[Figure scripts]
* * *

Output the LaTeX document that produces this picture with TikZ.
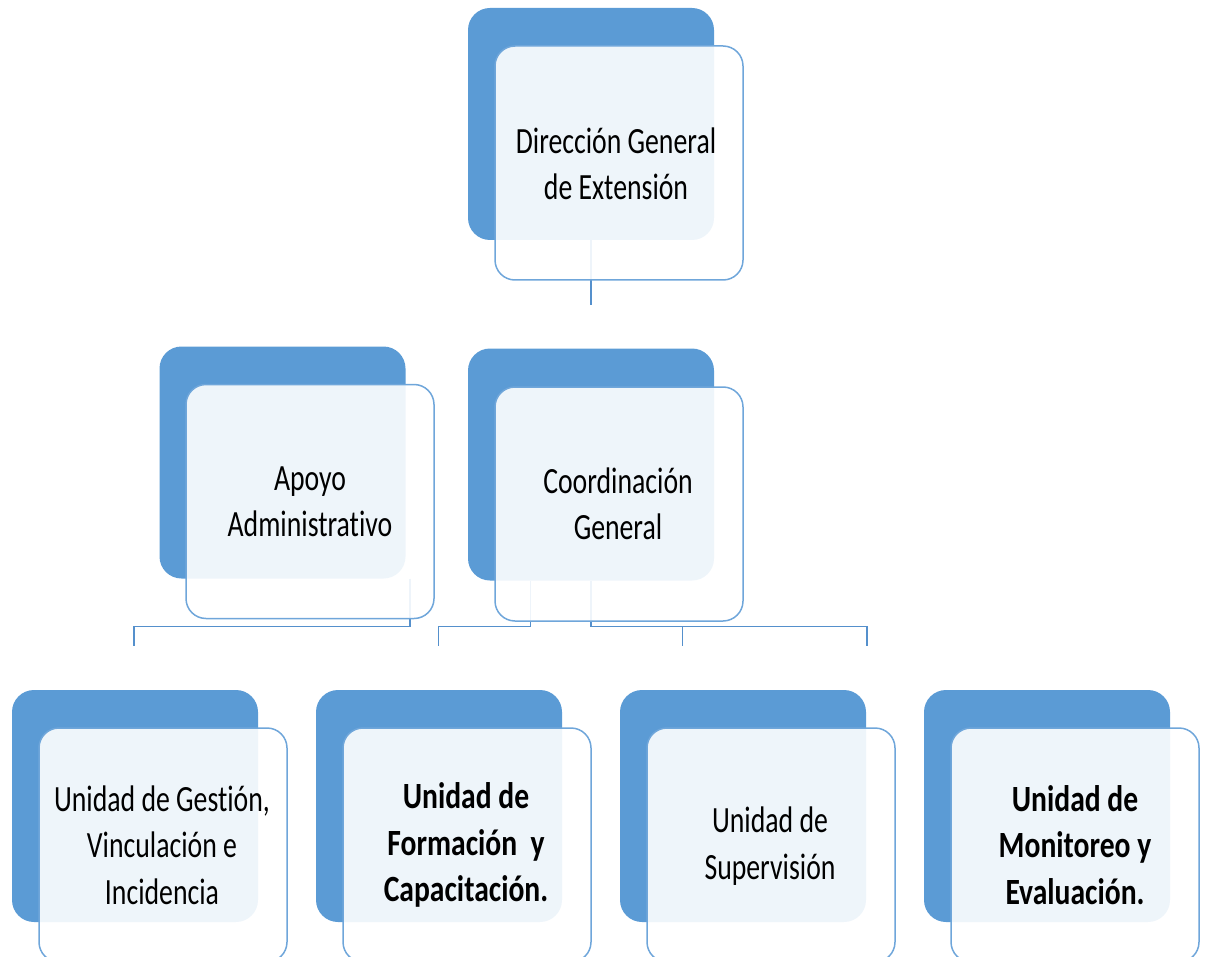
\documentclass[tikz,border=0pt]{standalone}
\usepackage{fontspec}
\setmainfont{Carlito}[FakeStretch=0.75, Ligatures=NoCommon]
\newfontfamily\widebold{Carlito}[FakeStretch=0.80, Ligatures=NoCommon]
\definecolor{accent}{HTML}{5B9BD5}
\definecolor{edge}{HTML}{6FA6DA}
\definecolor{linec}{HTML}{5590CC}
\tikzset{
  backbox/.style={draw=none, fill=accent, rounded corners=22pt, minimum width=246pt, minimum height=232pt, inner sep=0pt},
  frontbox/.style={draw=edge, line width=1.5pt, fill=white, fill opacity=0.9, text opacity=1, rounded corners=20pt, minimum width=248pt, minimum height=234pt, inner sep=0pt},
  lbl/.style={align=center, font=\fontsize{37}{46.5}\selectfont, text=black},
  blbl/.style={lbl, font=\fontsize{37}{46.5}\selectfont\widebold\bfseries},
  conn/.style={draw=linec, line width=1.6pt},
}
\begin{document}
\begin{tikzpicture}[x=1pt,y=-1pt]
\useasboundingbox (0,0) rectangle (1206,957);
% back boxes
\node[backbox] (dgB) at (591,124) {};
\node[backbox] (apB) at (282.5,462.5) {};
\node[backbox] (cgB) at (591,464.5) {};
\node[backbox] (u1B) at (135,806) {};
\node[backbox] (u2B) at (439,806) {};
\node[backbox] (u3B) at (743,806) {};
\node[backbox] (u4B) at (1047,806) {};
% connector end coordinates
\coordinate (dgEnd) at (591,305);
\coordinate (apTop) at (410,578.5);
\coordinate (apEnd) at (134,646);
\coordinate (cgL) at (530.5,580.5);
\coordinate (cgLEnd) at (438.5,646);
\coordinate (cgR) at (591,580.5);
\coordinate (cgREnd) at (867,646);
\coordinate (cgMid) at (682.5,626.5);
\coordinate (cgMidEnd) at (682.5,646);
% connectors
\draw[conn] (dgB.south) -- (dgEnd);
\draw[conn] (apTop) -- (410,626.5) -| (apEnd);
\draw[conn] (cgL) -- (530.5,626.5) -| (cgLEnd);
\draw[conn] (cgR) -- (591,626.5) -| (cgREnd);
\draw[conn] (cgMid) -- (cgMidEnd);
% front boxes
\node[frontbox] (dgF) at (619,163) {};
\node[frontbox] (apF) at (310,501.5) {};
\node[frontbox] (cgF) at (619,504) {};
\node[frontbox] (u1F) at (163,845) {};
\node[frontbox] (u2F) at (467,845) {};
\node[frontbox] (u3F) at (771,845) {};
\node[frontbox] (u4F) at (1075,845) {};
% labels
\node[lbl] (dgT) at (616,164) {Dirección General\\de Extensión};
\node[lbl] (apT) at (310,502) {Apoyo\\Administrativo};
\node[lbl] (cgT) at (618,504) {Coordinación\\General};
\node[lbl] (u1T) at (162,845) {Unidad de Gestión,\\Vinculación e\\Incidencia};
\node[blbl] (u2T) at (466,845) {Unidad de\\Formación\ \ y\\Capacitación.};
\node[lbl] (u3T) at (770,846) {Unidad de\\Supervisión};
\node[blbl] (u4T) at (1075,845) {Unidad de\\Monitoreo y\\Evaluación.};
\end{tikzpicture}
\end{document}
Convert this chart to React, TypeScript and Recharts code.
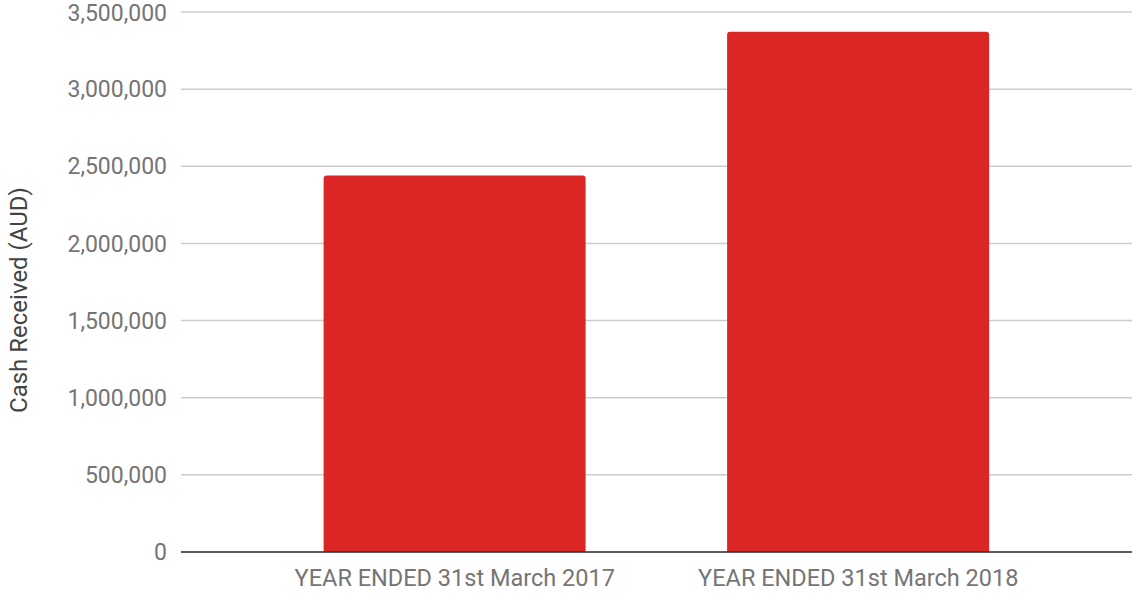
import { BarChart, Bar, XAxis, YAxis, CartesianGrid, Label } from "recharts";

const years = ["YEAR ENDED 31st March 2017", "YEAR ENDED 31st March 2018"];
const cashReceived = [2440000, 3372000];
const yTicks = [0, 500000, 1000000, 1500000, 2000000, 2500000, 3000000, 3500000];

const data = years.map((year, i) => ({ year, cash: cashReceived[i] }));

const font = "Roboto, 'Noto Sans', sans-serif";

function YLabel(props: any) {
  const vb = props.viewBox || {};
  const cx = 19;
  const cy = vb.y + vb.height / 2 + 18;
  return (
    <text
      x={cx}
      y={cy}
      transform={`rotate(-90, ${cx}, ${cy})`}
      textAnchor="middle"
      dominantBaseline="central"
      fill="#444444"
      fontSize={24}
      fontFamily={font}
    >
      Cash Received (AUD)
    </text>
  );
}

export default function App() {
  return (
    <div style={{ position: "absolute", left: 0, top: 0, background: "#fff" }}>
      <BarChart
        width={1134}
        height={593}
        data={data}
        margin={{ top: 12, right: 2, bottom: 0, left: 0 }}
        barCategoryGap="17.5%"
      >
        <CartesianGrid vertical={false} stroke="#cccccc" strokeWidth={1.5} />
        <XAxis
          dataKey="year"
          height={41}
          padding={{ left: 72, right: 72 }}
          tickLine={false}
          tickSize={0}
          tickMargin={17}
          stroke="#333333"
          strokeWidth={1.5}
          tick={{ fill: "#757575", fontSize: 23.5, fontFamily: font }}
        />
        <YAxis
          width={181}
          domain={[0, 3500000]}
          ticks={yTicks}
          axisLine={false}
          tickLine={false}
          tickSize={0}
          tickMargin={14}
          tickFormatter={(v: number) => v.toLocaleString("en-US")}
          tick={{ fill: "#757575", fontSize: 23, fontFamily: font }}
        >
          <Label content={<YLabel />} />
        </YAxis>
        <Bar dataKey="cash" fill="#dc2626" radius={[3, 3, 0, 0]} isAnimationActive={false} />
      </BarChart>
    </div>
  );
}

* * *

▸ STATED GOAL
Reproduce the whole listing word for word, setting aside any pictures.

▸ EXERCISE SOLUTION
Output the LaTeX document that produces this picture with TikZ.
\documentclass[tikz,border=0pt]{standalone}
\usepackage{fontspec}
\setmainfont{Carlito}[FakeStretch=0.75, Ligatures=NoCommon]
\newfontfamily\widebold{Carlito}[FakeStretch=0.80, Ligatures=NoCommon]
\definecolor{accent}{HTML}{5B9BD5}
\definecolor{edge}{HTML}{6FA6DA}
\definecolor{linec}{HTML}{5590CC}
\tikzset{
  backbox/.style={draw=none, fill=accent, rounded corners=22pt, minimum width=246pt, minimum height=232pt, inner sep=0pt},
  frontbox/.style={draw=edge, line width=1.5pt, fill=white, fill opacity=0.9, text opacity=1, rounded corners=20pt, minimum width=248pt, minimum height=234pt, inner sep=0pt},
  lbl/.style={align=center, font=\fontsize{37}{46.5}\selectfont, text=black},
  blbl/.style={lbl, font=\fontsize{37}{46.5}\selectfont\widebold\bfseries},
  conn/.style={draw=linec, line width=1.6pt},
}
\begin{document}
\begin{tikzpicture}[x=1pt,y=-1pt]
\useasboundingbox (0,0) rectangle (1206,957);
% back boxes
\node[backbox] (dgB) at (591,124) {};
\node[backbox] (apB) at (282.5,462.5) {};
\node[backbox] (cgB) at (591,464.5) {};
\node[backbox] (u1B) at (135,806) {};
\node[backbox] (u2B) at (439,806) {};
\node[backbox] (u3B) at (743,806) {};
\node[backbox] (u4B) at (1047,806) {};
% connector end coordinates
\coordinate (dgEnd) at (591,305);
\coordinate (apTop) at (410,578.5);
\coordinate (apEnd) at (134,646);
\coordinate (cgL) at (530.5,580.5);
\coordinate (cgLEnd) at (438.5,646);
\coordinate (cgR) at (591,580.5);
\coordinate (cgREnd) at (867,646);
\coordinate (cgMid) at (682.5,626.5);
\coordinate (cgMidEnd) at (682.5,646);
% connectors
\draw[conn] (dgB.south) -- (dgEnd);
\draw[conn] (apTop) -- (410,626.5) -| (apEnd);
\draw[conn] (cgL) -- (530.5,626.5) -| (cgLEnd);
\draw[conn] (cgR) -- (591,626.5) -| (cgREnd);
\draw[conn] (cgMid) -- (cgMidEnd);
% front boxes
\node[frontbox] (dgF) at (619,163) {};
\node[frontbox] (apF) at (310,501.5) {};
\node[frontbox] (cgF) at (619,504) {};
\node[frontbox] (u1F) at (163,845) {};
\node[frontbox] (u2F) at (467,845) {};
\node[frontbox] (u3F) at (771,845) {};
\node[frontbox] (u4F) at (1075,845) {};
% labels
\node[lbl] (dgT) at (616,164) {Dirección General\\de Extensión};
\node[lbl] (apT) at (310,502) {Apoyo\\Administrativo};
\node[lbl] (cgT) at (618,504) {Coordinación\\General};
\node[lbl] (u1T) at (162,845) {Unidad de Gestión,\\Vinculación e\\Incidencia};
\node[blbl] (u2T) at (466,845) {Unidad de\\Formación\ \ y\\Capacitación.};
\node[lbl] (u3T) at (770,846) {Unidad de\\Supervisión};
\node[blbl] (u4T) at (1075,845) {Unidad de\\Monitoreo y\\Evaluación.};
\end{tikzpicture}
\end{document}
Convert this chart to React, TypeScript and Recharts code.
import { BarChart, Bar, XAxis, YAxis, CartesianGrid, Label } from "recharts";

const years = ["YEAR ENDED 31st March 2017", "YEAR ENDED 31st March 2018"];
const cashReceived = [2440000, 3372000];
const yTicks = [0, 500000, 1000000, 1500000, 2000000, 2500000, 3000000, 3500000];

const data = years.map((year, i) => ({ year, cash: cashReceived[i] }));

const font = "Roboto, 'Noto Sans', sans-serif";

function YLabel(props: any) {
  const vb = props.viewBox || {};
  const cx = 19;
  const cy = vb.y + vb.height / 2 + 18;
  return (
    <text
      x={cx}
      y={cy}
      transform={`rotate(-90, ${cx}, ${cy})`}
      textAnchor="middle"
      dominantBaseline="central"
      fill="#444444"
      fontSize={24}
      fontFamily={font}
    >
      Cash Received (AUD)
    </text>
  );
}

export default function App() {
  return (
    <div style={{ position: "absolute", left: 0, top: 0, background: "#fff" }}>
      <BarChart
        width={1134}
        height={593}
        data={data}
        margin={{ top: 12, right: 2, bottom: 0, left: 0 }}
        barCategoryGap="17.5%"
      >
        <CartesianGrid vertical={false} stroke="#cccccc" strokeWidth={1.5} />
        <XAxis
          dataKey="year"
          height={41}
          padding={{ left: 72, right: 72 }}
          tickLine={false}
          tickSize={0}
          tickMargin={17}
          stroke="#333333"
          strokeWidth={1.5}
          tick={{ fill: "#757575", fontSize: 23.5, fontFamily: font }}
        />
        <YAxis
          width={181}
          domain={[0, 3500000]}
          ticks={yTicks}
          axisLine={false}
          tickLine={false}
          tickSize={0}
          tickMargin={14}
          tickFormatter={(v: number) => v.toLocaleString("en-US")}
          tick={{ fill: "#757575", fontSize: 23, fontFamily: font }}
        >
          <Label content={<YLabel />} />
        </YAxis>
        <Bar dataKey="cash" fill="#dc2626" radius={[3, 3, 0, 0]} isAnimationActive={false} />
      </BarChart>
    </div>
  );
}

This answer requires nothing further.